La vida puede ser dura, muy dura. Y ante las pruebas, nuestros corazones pueden cansarse. Pero el autor de Hebreos nos recuerda algo profundamente confortante: Jesús no solo murió, sino que resucitó. No es una reliquia del pasado ni un recuerdo que honramos. Es el Salvador vivo que sigue llevándonos a Dios cada día.
Cuando Jesús se ofreció a sí mismo como sacrificio definitivo por el pecado, no solo cubrió temporalmente la culpa. Rasgó el velo, la cortina que simbolizaba la barrera entre Dios y el hombre, con su propia carne. Este “camino nuevo y vivo” nos da acceso seguro al Padre, no basado en nuestras obras, sino en la obra consumada de Cristo.

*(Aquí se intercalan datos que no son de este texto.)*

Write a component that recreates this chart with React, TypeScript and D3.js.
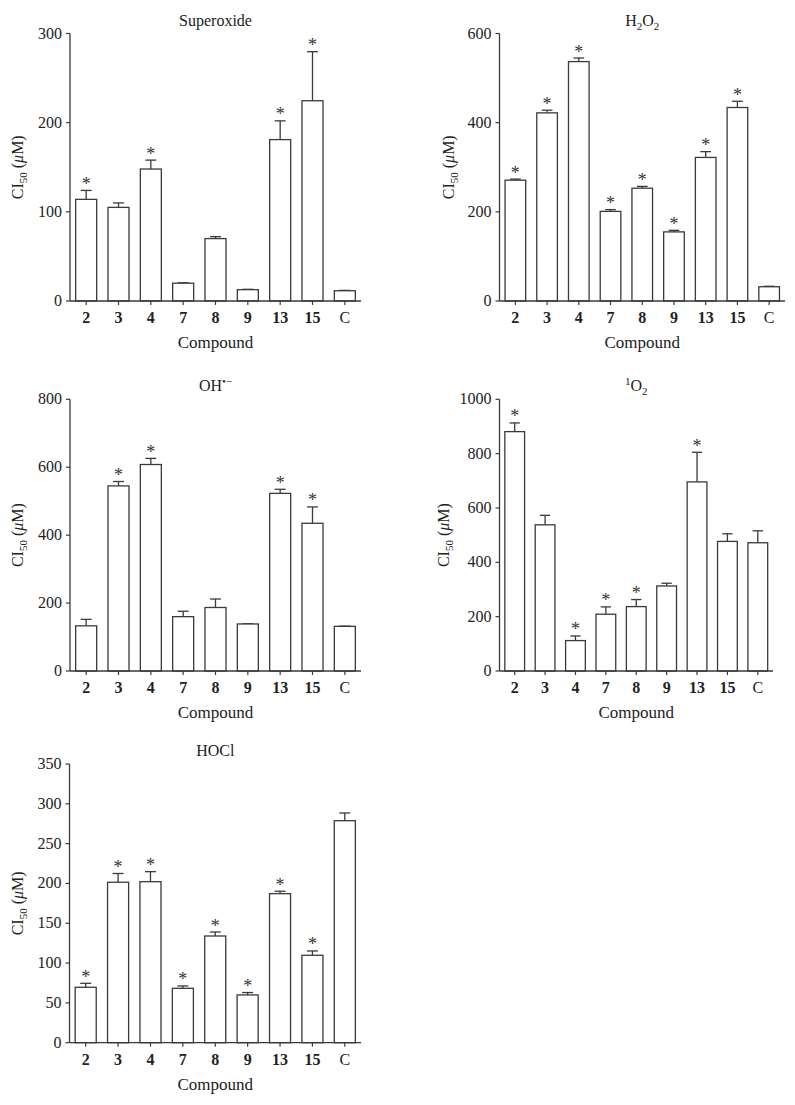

Y Él sigue vivo. Como declara Hebreos 7:25: “viviendo siempre para interceder por ellos”. Por eso nuestra esperanza es más que una ilusión. Es una esperanza viva basada en un Cristo vivo (1 Pedro 1:3).
Pablo se hace eco de esta verdad en Romanos 8:32-34, recordándonos que “El que no escatimó ni a su propio Hijo, sino que lo entregó por todos nosotros, ¿cómo no nos dará también con él todas las cosas?”. Ninguna acusación puede sostenerse contra aquellos a quienes Cristo ha justificado. Él murió, resucitó y ahora intercede por nosotros desde la diestra de Dios.
Por eso no nos desanimamos. Aunque el mundo nos presiona, Jesús dice: “confiad, yo he vencido al mundo” (Juan 16:33). Y Apocalipsis 1:18 declara con valentía: “estuve muerto; mas he aquí que vivo por los siglos de los siglos, amén. Y tengo las llaves de la muerte y del Hades”.
Por lo tanto, mantengamos firme nuestra confesión. Nuestra esperanza no está en consuelos fugaces ni en alivios temporales. Está anclada en la vida eterna de Jesucristo, el que murió por nosotros, resucitó y ahora vive para llevarnos a la presencia misma de Dios.